- Data provided -
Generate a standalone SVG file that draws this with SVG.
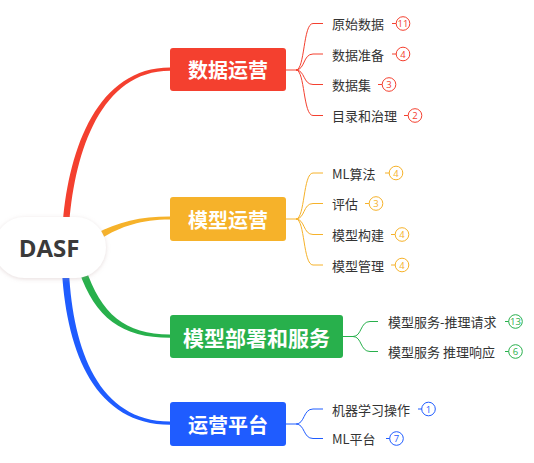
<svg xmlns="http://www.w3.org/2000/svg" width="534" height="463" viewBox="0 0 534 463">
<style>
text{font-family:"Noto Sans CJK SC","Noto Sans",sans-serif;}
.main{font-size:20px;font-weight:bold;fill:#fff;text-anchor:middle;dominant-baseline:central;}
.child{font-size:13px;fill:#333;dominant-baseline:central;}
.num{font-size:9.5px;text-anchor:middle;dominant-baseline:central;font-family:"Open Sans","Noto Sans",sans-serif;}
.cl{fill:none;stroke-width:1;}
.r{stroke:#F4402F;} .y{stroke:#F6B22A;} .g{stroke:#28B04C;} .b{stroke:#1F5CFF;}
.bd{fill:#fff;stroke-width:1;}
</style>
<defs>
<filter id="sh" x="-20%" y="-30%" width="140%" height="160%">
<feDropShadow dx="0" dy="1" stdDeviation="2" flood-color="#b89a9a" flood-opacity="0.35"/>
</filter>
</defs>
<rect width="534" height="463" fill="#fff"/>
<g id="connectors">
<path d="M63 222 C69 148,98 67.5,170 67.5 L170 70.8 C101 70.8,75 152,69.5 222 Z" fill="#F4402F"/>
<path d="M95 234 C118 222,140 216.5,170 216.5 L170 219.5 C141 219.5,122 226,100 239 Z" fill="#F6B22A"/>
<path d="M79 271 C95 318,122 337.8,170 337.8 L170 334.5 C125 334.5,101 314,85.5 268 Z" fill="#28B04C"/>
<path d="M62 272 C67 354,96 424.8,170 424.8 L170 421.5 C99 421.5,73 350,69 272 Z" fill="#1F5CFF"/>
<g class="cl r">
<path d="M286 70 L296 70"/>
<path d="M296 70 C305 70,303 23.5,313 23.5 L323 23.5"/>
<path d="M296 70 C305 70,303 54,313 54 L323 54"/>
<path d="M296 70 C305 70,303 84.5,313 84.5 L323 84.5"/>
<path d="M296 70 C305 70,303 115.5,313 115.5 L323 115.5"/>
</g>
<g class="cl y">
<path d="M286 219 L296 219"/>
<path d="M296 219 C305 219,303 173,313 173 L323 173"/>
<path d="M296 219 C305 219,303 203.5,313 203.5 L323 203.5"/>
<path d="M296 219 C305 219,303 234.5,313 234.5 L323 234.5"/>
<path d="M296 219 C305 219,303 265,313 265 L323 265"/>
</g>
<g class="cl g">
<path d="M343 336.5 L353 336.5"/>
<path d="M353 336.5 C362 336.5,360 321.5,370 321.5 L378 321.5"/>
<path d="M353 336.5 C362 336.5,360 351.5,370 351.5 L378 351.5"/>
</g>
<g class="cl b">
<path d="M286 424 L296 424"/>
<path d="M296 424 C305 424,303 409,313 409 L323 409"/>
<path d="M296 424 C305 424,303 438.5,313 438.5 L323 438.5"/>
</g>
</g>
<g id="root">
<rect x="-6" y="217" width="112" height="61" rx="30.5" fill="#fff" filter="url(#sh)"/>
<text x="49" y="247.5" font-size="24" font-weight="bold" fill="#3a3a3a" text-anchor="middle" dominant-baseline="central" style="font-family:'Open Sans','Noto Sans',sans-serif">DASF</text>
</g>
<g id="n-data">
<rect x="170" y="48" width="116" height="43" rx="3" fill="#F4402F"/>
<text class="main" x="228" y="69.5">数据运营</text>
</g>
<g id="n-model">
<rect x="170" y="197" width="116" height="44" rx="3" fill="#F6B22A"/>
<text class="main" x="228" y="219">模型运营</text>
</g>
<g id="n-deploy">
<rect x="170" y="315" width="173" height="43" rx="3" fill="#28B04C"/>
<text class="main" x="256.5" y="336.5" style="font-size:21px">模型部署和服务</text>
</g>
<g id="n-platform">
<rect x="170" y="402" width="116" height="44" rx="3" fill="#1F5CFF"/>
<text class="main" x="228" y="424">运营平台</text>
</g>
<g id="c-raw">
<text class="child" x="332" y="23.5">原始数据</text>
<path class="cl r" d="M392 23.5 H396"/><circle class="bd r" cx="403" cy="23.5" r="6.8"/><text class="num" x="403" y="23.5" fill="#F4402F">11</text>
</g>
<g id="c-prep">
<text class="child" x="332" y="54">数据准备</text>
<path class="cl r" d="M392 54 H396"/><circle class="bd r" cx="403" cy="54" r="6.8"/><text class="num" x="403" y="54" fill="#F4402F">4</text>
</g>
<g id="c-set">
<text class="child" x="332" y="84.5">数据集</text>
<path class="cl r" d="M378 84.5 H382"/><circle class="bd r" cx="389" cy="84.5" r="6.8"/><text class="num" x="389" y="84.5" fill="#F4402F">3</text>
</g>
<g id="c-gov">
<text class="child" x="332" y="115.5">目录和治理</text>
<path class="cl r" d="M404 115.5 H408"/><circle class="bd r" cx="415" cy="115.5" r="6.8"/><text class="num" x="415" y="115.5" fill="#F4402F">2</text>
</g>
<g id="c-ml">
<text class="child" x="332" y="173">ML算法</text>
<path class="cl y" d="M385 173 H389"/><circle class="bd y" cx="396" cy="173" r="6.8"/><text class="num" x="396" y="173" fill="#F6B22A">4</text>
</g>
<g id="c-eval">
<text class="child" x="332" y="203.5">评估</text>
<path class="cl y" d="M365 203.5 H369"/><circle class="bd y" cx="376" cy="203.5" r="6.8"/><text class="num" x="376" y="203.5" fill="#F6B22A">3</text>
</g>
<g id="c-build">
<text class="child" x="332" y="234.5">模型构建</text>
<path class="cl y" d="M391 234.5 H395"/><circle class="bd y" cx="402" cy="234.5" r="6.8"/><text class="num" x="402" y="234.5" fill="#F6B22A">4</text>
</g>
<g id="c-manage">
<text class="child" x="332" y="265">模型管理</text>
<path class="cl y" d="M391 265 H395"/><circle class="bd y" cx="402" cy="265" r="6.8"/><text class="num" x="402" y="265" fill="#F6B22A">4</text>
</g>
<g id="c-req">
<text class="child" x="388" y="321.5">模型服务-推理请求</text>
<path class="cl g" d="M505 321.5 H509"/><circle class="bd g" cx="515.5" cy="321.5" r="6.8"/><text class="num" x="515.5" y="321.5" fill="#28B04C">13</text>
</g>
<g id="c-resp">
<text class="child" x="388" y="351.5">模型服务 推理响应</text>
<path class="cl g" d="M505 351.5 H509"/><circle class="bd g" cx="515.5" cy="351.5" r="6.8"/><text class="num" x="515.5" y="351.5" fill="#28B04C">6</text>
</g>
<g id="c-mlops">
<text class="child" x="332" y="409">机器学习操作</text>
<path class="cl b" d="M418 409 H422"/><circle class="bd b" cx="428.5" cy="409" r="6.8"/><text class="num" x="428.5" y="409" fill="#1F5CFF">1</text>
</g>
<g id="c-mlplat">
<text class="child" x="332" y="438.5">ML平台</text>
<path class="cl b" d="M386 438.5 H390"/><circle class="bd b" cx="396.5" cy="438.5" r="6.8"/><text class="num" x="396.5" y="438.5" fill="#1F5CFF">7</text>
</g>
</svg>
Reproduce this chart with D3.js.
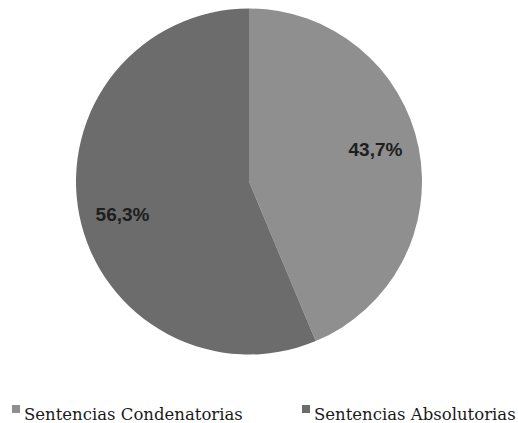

- Aim of the exercise -
Generate a word-for-word copy of the preceding records, excluding all pictures.

- Written answer -
Generate a standalone SVG file that draws this with SVG.
<svg xmlns="http://www.w3.org/2000/svg" width="534" height="463" viewBox="0 0 534 463">
<style>
text{font-family:"Noto Sans CJK SC","Noto Sans",sans-serif;}
.main{font-size:20px;font-weight:bold;fill:#fff;text-anchor:middle;dominant-baseline:central;}
.child{font-size:13px;fill:#333;dominant-baseline:central;}
.num{font-size:9.5px;text-anchor:middle;dominant-baseline:central;font-family:"Open Sans","Noto Sans",sans-serif;}
.cl{fill:none;stroke-width:1;}
.r{stroke:#F4402F;} .y{stroke:#F6B22A;} .g{stroke:#28B04C;} .b{stroke:#1F5CFF;}
.bd{fill:#fff;stroke-width:1;}
</style>
<defs>
<filter id="sh" x="-20%" y="-30%" width="140%" height="160%">
<feDropShadow dx="0" dy="1" stdDeviation="2" flood-color="#b89a9a" flood-opacity="0.35"/>
</filter>
</defs>
<rect width="534" height="463" fill="#fff"/>
<g id="connectors">
<path d="M63 222 C69 148,98 67.5,170 67.5 L170 70.8 C101 70.8,75 152,69.5 222 Z" fill="#F4402F"/>
<path d="M95 234 C118 222,140 216.5,170 216.5 L170 219.5 C141 219.5,122 226,100 239 Z" fill="#F6B22A"/>
<path d="M79 271 C95 318,122 337.8,170 337.8 L170 334.5 C125 334.5,101 314,85.5 268 Z" fill="#28B04C"/>
<path d="M62 272 C67 354,96 424.8,170 424.8 L170 421.5 C99 421.5,73 350,69 272 Z" fill="#1F5CFF"/>
<g class="cl r">
<path d="M286 70 L296 70"/>
<path d="M296 70 C305 70,303 23.5,313 23.5 L323 23.5"/>
<path d="M296 70 C305 70,303 54,313 54 L323 54"/>
<path d="M296 70 C305 70,303 84.5,313 84.5 L323 84.5"/>
<path d="M296 70 C305 70,303 115.5,313 115.5 L323 115.5"/>
</g>
<g class="cl y">
<path d="M286 219 L296 219"/>
<path d="M296 219 C305 219,303 173,313 173 L323 173"/>
<path d="M296 219 C305 219,303 203.5,313 203.5 L323 203.5"/>
<path d="M296 219 C305 219,303 234.5,313 234.5 L323 234.5"/>
<path d="M296 219 C305 219,303 265,313 265 L323 265"/>
</g>
<g class="cl g">
<path d="M343 336.5 L353 336.5"/>
<path d="M353 336.5 C362 336.5,360 321.5,370 321.5 L378 321.5"/>
<path d="M353 336.5 C362 336.5,360 351.5,370 351.5 L378 351.5"/>
</g>
<g class="cl b">
<path d="M286 424 L296 424"/>
<path d="M296 424 C305 424,303 409,313 409 L323 409"/>
<path d="M296 424 C305 424,303 438.5,313 438.5 L323 438.5"/>
</g>
</g>
<g id="root">
<rect x="-6" y="217" width="112" height="61" rx="30.5" fill="#fff" filter="url(#sh)"/>
<text x="49" y="247.5" font-size="24" font-weight="bold" fill="#3a3a3a" text-anchor="middle" dominant-baseline="central" style="font-family:'Open Sans','Noto Sans',sans-serif">DASF</text>
</g>
<g id="n-data">
<rect x="170" y="48" width="116" height="43" rx="3" fill="#F4402F"/>
<text class="main" x="228" y="69.5">数据运营</text>
</g>
<g id="n-model">
<rect x="170" y="197" width="116" height="44" rx="3" fill="#F6B22A"/>
<text class="main" x="228" y="219">模型运营</text>
</g>
<g id="n-deploy">
<rect x="170" y="315" width="173" height="43" rx="3" fill="#28B04C"/>
<text class="main" x="256.5" y="336.5" style="font-size:21px">模型部署和服务</text>
</g>
<g id="n-platform">
<rect x="170" y="402" width="116" height="44" rx="3" fill="#1F5CFF"/>
<text class="main" x="228" y="424">运营平台</text>
</g>
<g id="c-raw">
<text class="child" x="332" y="23.5">原始数据</text>
<path class="cl r" d="M392 23.5 H396"/><circle class="bd r" cx="403" cy="23.5" r="6.8"/><text class="num" x="403" y="23.5" fill="#F4402F">11</text>
</g>
<g id="c-prep">
<text class="child" x="332" y="54">数据准备</text>
<path class="cl r" d="M392 54 H396"/><circle class="bd r" cx="403" cy="54" r="6.8"/><text class="num" x="403" y="54" fill="#F4402F">4</text>
</g>
<g id="c-set">
<text class="child" x="332" y="84.5">数据集</text>
<path class="cl r" d="M378 84.5 H382"/><circle class="bd r" cx="389" cy="84.5" r="6.8"/><text class="num" x="389" y="84.5" fill="#F4402F">3</text>
</g>
<g id="c-gov">
<text class="child" x="332" y="115.5">目录和治理</text>
<path class="cl r" d="M404 115.5 H408"/><circle class="bd r" cx="415" cy="115.5" r="6.8"/><text class="num" x="415" y="115.5" fill="#F4402F">2</text>
</g>
<g id="c-ml">
<text class="child" x="332" y="173">ML算法</text>
<path class="cl y" d="M385 173 H389"/><circle class="bd y" cx="396" cy="173" r="6.8"/><text class="num" x="396" y="173" fill="#F6B22A">4</text>
</g>
<g id="c-eval">
<text class="child" x="332" y="203.5">评估</text>
<path class="cl y" d="M365 203.5 H369"/><circle class="bd y" cx="376" cy="203.5" r="6.8"/><text class="num" x="376" y="203.5" fill="#F6B22A">3</text>
</g>
<g id="c-build">
<text class="child" x="332" y="234.5">模型构建</text>
<path class="cl y" d="M391 234.5 H395"/><circle class="bd y" cx="402" cy="234.5" r="6.8"/><text class="num" x="402" y="234.5" fill="#F6B22A">4</text>
</g>
<g id="c-manage">
<text class="child" x="332" y="265">模型管理</text>
<path class="cl y" d="M391 265 H395"/><circle class="bd y" cx="402" cy="265" r="6.8"/><text class="num" x="402" y="265" fill="#F6B22A">4</text>
</g>
<g id="c-req">
<text class="child" x="388" y="321.5">模型服务-推理请求</text>
<path class="cl g" d="M505 321.5 H509"/><circle class="bd g" cx="515.5" cy="321.5" r="6.8"/><text class="num" x="515.5" y="321.5" fill="#28B04C">13</text>
</g>
<g id="c-resp">
<text class="child" x="388" y="351.5">模型服务 推理响应</text>
<path class="cl g" d="M505 351.5 H509"/><circle class="bd g" cx="515.5" cy="351.5" r="6.8"/><text class="num" x="515.5" y="351.5" fill="#28B04C">6</text>
</g>
<g id="c-mlops">
<text class="child" x="332" y="409">机器学习操作</text>
<path class="cl b" d="M418 409 H422"/><circle class="bd b" cx="428.5" cy="409" r="6.8"/><text class="num" x="428.5" y="409" fill="#1F5CFF">1</text>
</g>
<g id="c-mlplat">
<text class="child" x="332" y="438.5">ML平台</text>
<path class="cl b" d="M386 438.5 H390"/><circle class="bd b" cx="396.5" cy="438.5" r="6.8"/><text class="num" x="396.5" y="438.5" fill="#1F5CFF">7</text>
</g>
</svg>
Reproduce this chart with D3.js.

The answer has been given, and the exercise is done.